Jusqu’où remonter le fil de la tyrannie ? Le problème que se pose ce genre de film est non seulement vicié dès le départ, mais lâche. Il y a une facilité indéniable à puiser dans les certitudes de la prévision rétrospective, celle qui consiste à affirmer aujourd’hui que tout était prévisible et à n’isoler QUE les signes avant-coureurs de la dictature militaire. Cela confère à l’événement historique un caractère strictement déterminé, verrouillé, inévitable. Ainsi, Larraín donne à ses spectateurs le sentiment d’une supériorité bien vite acquise sur ses personnages – leurs aînés – pantins de l’histoire, moches, mal fagotés et crassement inconscients. Il n’y a qu’à voir, pour s’en convaincre, cette détestable façon qu’a Larraín de décapiter – ou de démembrer – ses personnages, avec les bords tranchants du cadre. Non seulement il les juge, mais il leur applique sa sentence de cinéaste. De quelle autre forme de pertinence faisait alors preuve un Fassbinder quand, en lieu et place de ce « fascisme était déjà là », il affirmait : « le fascisme continue ».

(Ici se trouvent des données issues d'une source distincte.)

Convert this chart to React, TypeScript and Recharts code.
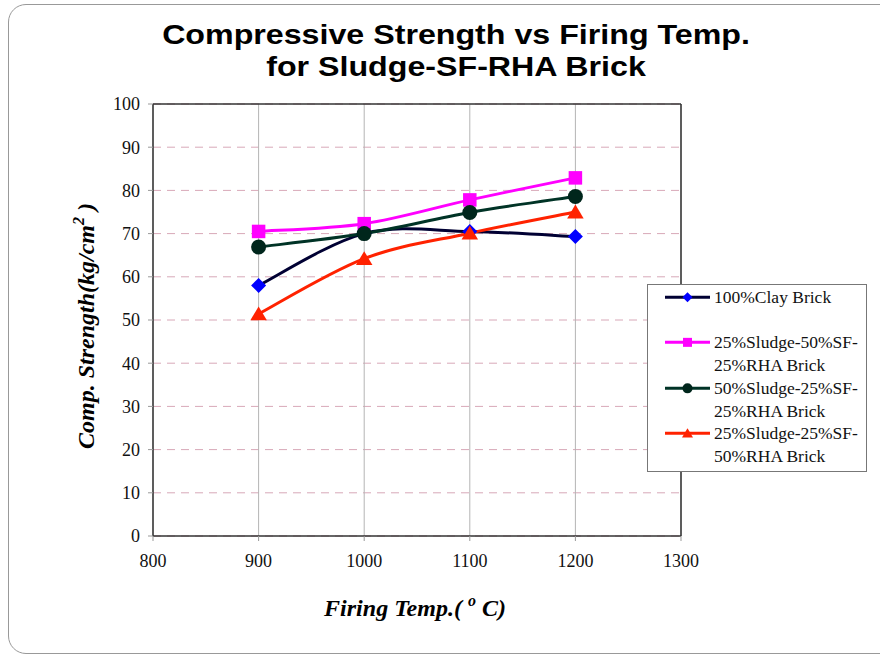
import React from 'react';
import {
  LineChart,
  Line,
  XAxis,
  YAxis,
  CartesianGrid,
  ReferenceLine,
} from 'recharts';

const temps = [900, 1000, 1100, 1200];
const clayBrick = [58, 70, 70.5, 69.3];
const sludge25sf50 = [70.5, 72.3, 77.8, 82.9];
const sludge50sf25 = [66.9, 70, 74.9, 78.6];
const sludge25rha50 = [51.4, 64.2, 70.1, 75];
const xTicks = [800, 900, 1000, 1100, 1200, 1300];
const yTicks = [0, 10, 20, 30, 40, 50, 60, 70, 80, 90, 100];

const data = temps.map((t, i) => ({
  temp: t,
  clay: clayBrick[i],
  s25sf50: sludge25sf50[i],
  s50sf25: sludge50sf25[i],
  s25rha50: sludge25rha50[i],
}));

const series = [
  { key: 'clay', name: '100%Clay Brick', line: '#000033', mark: '#0000ff', shape: 'diamond' },
  { key: 's25sf50', name: '25%Sludge-50%SF-25%RHA Brick', line: '#ff00ff', mark: '#ff00ff', shape: 'square' },
  { key: 's50sf25', name: '50%Sludge-25%SF-25%RHA Brick', line: '#003326', mark: '#00261c', shape: 'circle' },
  { key: 's25rha50', name: '25%Sludge-25%SF-50%RHA Brick', line: '#ff2200', mark: '#ff2200', shape: 'triangle' },
];

const legendText = [
  ['100%Clay Brick'],
  ['25%Sludge-50%SF-', '25%RHA Brick'],
  ['50%Sludge-25%SF-', '25%RHA Brick'],
  ['25%Sludge-25%SF-', '50%RHA Brick'],
];

const serif = '"Liberation Serif", "Times New Roman", serif';
const sans = '"Liberation Sans", Arial, sans-serif';

// spreadsheet-style smoothed line (uniform Catmull-Rom as cubic beziers)
const smoothCurve: any = (context: any) => {
  let pts: number[][] = [];
  return {
    areaStart() {},
    areaEnd() {},
    lineStart() {
      pts = [];
    },
    point(x: number, y: number) {
      pts.push([+x, +y]);
    },
    lineEnd() {
      if (!pts.length) return;
      context.moveTo(pts[0][0], pts[0][1]);
      for (let i = 0; i < pts.length - 1; i++) {
        const p0 = pts[i - 1] || pts[i];
        const p1 = pts[i];
        const p2 = pts[i + 1];
        const p3 = pts[i + 2] || pts[i + 1];
        context.bezierCurveTo(
          p1[0] + (p2[0] - p0[0]) / 6,
          p1[1] + (p2[1] - p0[1]) / 6,
          p2[0] - (p3[0] - p1[0]) / 6,
          p2[1] - (p3[1] - p1[1]) / 6,
          p2[0],
          p2[1],
        );
      }
    },
  };
};

function Marker({ shape, color, cx, cy, size }: any) {
  const s = size;
  if (shape === 'diamond') {
    return <polygon points={`${cx},${cy - s} ${cx + s},${cy} ${cx},${cy + s} ${cx - s},${cy}`} fill={color} />;
  }
  if (shape === 'square') {
    return <rect x={cx - s * 0.9} y={cy - s * 0.9} width={s * 1.8} height={s * 1.8} fill={color} />;
  }
  if (shape === 'circle') {
    return <circle cx={cx} cy={cy} r={s} fill={color} />;
  }
  return <polygon points={`${cx},${cy - s} ${cx + s * 1.1},${cy + s * 0.85} ${cx - s * 1.1},${cy + s * 0.85}`} fill={color} />;
}

const LH = 22.7;

function LegendBox() {
  return (
    <div
      style={{
        position: 'absolute',
        left: 647,
        top: 284,
        width: 220,
        height: 188,
        border: '1px solid #777',
        background: '#fff',
        boxSizing: 'border-box',
        padding: '1px 0 0 17px',
        fontFamily: serif,
        fontSize: 17.5,
        color: '#111',
      }}
    >
      {series.map((s, i) => (
        <div key={s.key} style={{ display: 'flex', alignItems: 'flex-start', marginBottom: i === 0 ? LH : 0, lineHeight: `${LH}px` }}>
          <svg width={46} height={LH} style={{ flex: 'none' }}>
            <line x1={0} y1={LH / 2} x2={45} y2={LH / 2} stroke={s.line} strokeWidth={3} />
            <Marker shape={s.shape} color={s.mark} cx={22.5} cy={LH / 2} size={5} />
          </svg>
          <div style={{ marginLeft: 3, whiteSpace: 'nowrap' }}>
            {legendText[i].map((t) => (
              <div key={t}>{t}</div>
            ))}
          </div>
        </div>
      ))}
    </div>
  );
}

export default function App() {
  return (
    <div style={{ position: 'absolute', left: 0, top: 0, width: 880, height: 656, overflow: 'hidden', background: '#fff' }}>
      <div
        style={{
          position: 'absolute',
          left: 8,
          top: 4,
          width: 900,
          height: 650,
          border: '1.5px solid #999',
          borderRadius: 18,
          boxSizing: 'border-box',
        }}
      />
      <div style={{ position: 'absolute', left: 0, top: 0 }}>
        <LineChart width={880} height={656} data={data} margin={{ top: 104, right: 199, left: 93, bottom: 90 }}>
          <CartesianGrid vertical={false} stroke="#d8a8b8" strokeDasharray="8 6" />
          <CartesianGrid horizontal={false} stroke="#b4b4b4" />
          <XAxis
            dataKey="temp"
            type="number"
            domain={[800, 1300]}
            ticks={xTicks}
            interval={0}
            height={30}
            axisLine={{ stroke: '#333', strokeWidth: 1.5 }}
            tickLine={{ stroke: '#999' }}
            tickSize={5}
            tickMargin={13}
            tick={{ fill: '#111', fontFamily: serif, fontSize: 18 }}
          />
          <YAxis
            type="number"
            domain={[0, 100]}
            ticks={yTicks}
            interval={0}
            width={60}
            axisLine={{ stroke: '#333', strokeWidth: 1.5 }}
            tickLine={{ stroke: '#999' }}
            tickSize={5}
            tickMargin={8}
            tick={{ fill: '#111', fontFamily: serif, fontSize: 18 }}
          />
          <ReferenceLine y={100} stroke="#333" strokeWidth={1.5} />
          <ReferenceLine x={1300} stroke="#333" strokeWidth={1.5} />
          {series.map((s) => (
            <Line
              key={s.key}
              dataKey={s.key}
              name={s.name}
              type={smoothCurve}
              stroke={s.line}
              strokeWidth={3}
              isAnimationActive={false}
              activeDot={false}
              dot={(p: any) => (
                <Marker key={`${s.key}-${p.index}`} shape={s.shape} color={s.mark} cx={p.cx} cy={p.cy} size={7.5} />
              )}
            />
          ))}
        </LineChart>
      </div>
      <LegendBox />
      <svg width={880} height={656} style={{ position: 'absolute', left: 0, top: 0, pointerEvents: 'none' }}>
        <g transform="translate(456, 44) scale(1.15, 1)">
          <text x={0} y={0} textAnchor="middle" fontFamily={sans} fontWeight="bold" fontSize={28} fill="#000">
            Compressive Strength vs Firing Temp.
          </text>
        </g>
        <g transform="translate(456, 76) scale(1.15, 1)">
          <text x={0} y={0} textAnchor="middle" fontFamily={sans} fontWeight="bold" fontSize={28} fill="#000">
            for Sludge-SF-RHA Brick
          </text>
        </g>
        <text
          transform="translate(94, 326) rotate(-90)"
          textAnchor="middle"
          fontFamily={serif}
          fontWeight="bold"
          fontStyle="italic"
          fontSize={24}
          fill="#000"
          style={{ whiteSpace: 'pre' }}
        >
          <tspan>Comp. Strength(kg/cm</tspan>
          <tspan dy={-10} fontSize={16}>2</tspan>
          <tspan dy={10}> )</tspan>
        </text>
        <text
          x={415}
          y={616}
          textAnchor="middle"
          fontFamily={serif}
          fontWeight="bold"
          fontStyle="italic"
          fontSize={24}
          fill="#000"
          style={{ whiteSpace: 'pre' }}
        >
          <tspan>Firing Temp.( </tspan>
          <tspan dy={-10} fontSize={16}>o</tspan>
          <tspan dy={10}> C)</tspan>
        </text>
      </svg>
    </div>
  );
}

Quête aveugle, sous couvert de lucidité historique, puisqu’elle escamote les luttes réelles qui conditionnent toute prise de pouvoir, au profit de ce qui l’intéresse vraiment, ce vers quoi elle revient sans cesse parce qu’elle en jouit : le spectacle des bassesses humaines. Santiago 73 est un film triste, arrogant et irrécupérable.